Dined with a very large Company at the Governors, & in the evening went to a Concert at the Exchange at wch. there were at least 400 lad[ie]s—the Number & appearances of wch. exceeded any thing of the kind I had ever seen.
GW visited the two forts in Charleston harbor by boat, accompanied by “several . . . gentlemen of great respectability,” including William Moultrie whose courageous defense of the sand and palmetto-log fort on Sullivan’s Island 28 June 1776 earned him his status as a hero. Originally called Fort Sullivan, the post was renamed in his honor after the battle, but both it and Fort Johnson on the other side of the harbor failed to stop the British in 1780 (Md. Journal [Baltimore], 24 May 1791; , 197–205, 750).

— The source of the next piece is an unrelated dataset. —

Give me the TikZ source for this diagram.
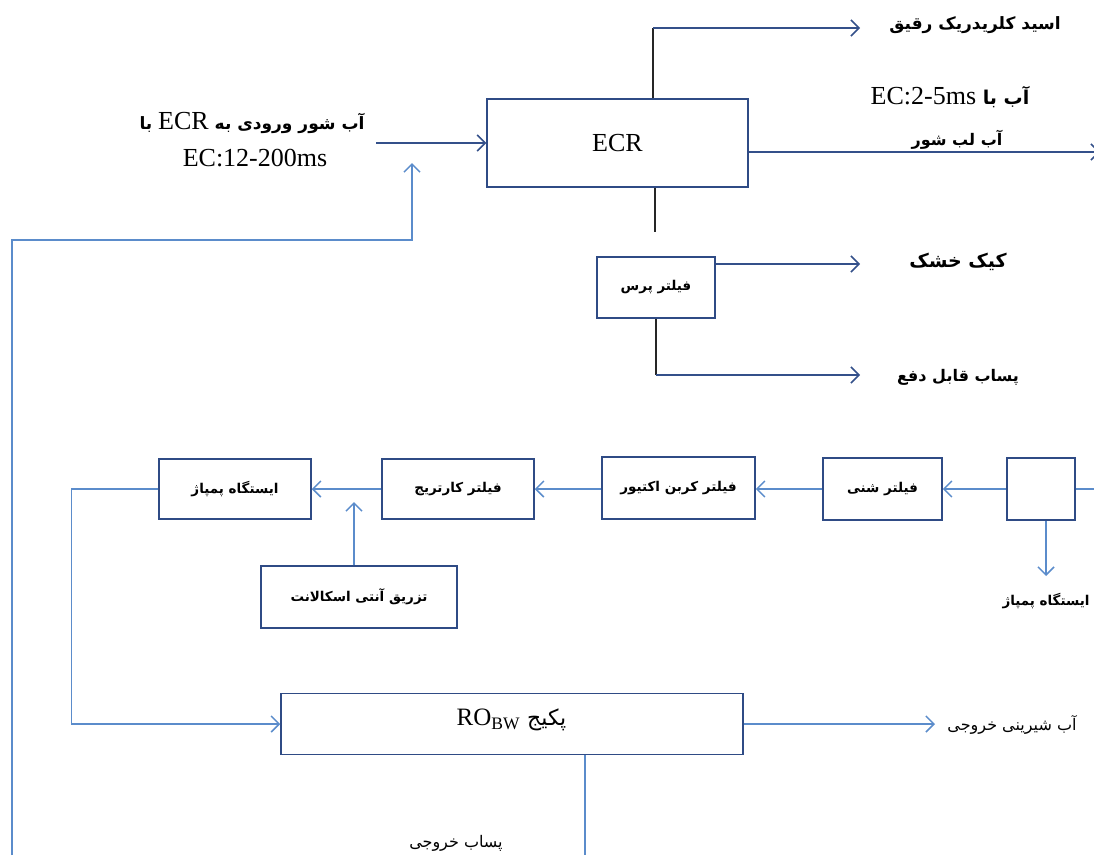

Governor Pinckney’s dinner, which began at 4:00 P.M., was attended by “the principal gentlemen of the civil, clerical and military professions.” At the concert “an excellent band of music played in the orchestra, and were accompanied in the vocal strain by the choir of St. Philip’s church.” For this occasion the Exchange “was decorated with various ornaments—the pillars were ingeniously entwined with laurel, and the following devices inscribed in different parts of the Hall: ‘With grateful praises of the hero’s fame,’ ‘We’ll teach our infants’ tongues to lisp his name.’” Several Latin mottoes were also displayed (Gaz. of the U.S. [Philadelphia], 21 May 1791).